Vinicius przemówił po czerwonej kartce. Postanowił... podziękować
Vinicius Junior przemówił po czerwonej kartce otrzymanej w spotkaniu Realu Madryt z Valencią. Gracz był konkretny w swoich słowach.
W piątkowy wieczór Real Madryt pokonał Valencię 2:1 po szalonej końcówce. Nie wszyscy w szeregach "Los Blancos" mieli jednak powody do zadowolenia. W tym Vinicius Junior.
W 79. minucie "Vini" dostał czerwoną kartkę po zaangażowaniu się w konflikt z bramkarzem "Nietoperzy" Stołe Dimitriewskim. Skończyło się to uderzeniem golkipera w tył głowy.

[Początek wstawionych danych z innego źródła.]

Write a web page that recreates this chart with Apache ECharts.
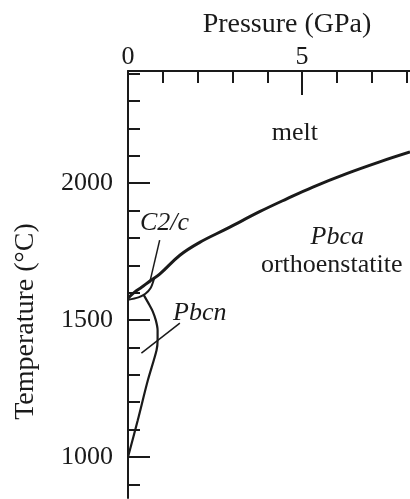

24-latek nie potrafił pogodzić się z decyzją Cesara Soto Grado podjętą po konsultacji z VAR-em. Koledzy musieli wręcz siłą powstrzymywać go przed kolejnymi boiskowymi ekscesami.
To ten gest zasłużył na docenienie ze strony skrzydłowego Realu. Po zakończeniu widowiska zdobył się on na krótką wypowiedź, w której podziękował m.in. Antonio Ruedigerowi.
- Przepraszam i dziękuję moim klubowym kolegom - przekazał po ostatnim gwizdku. Teraz musi uzbroić się w cierpliwość, gdyż Carlo Ancelotti zapowiedział złożenie odwołania.
Real Madryt wróci na murawę już w najbliższy poniedziałek. Rywalem mistrzów Hiszpanii w Copa del Rey będzie Club Deportiva Minera.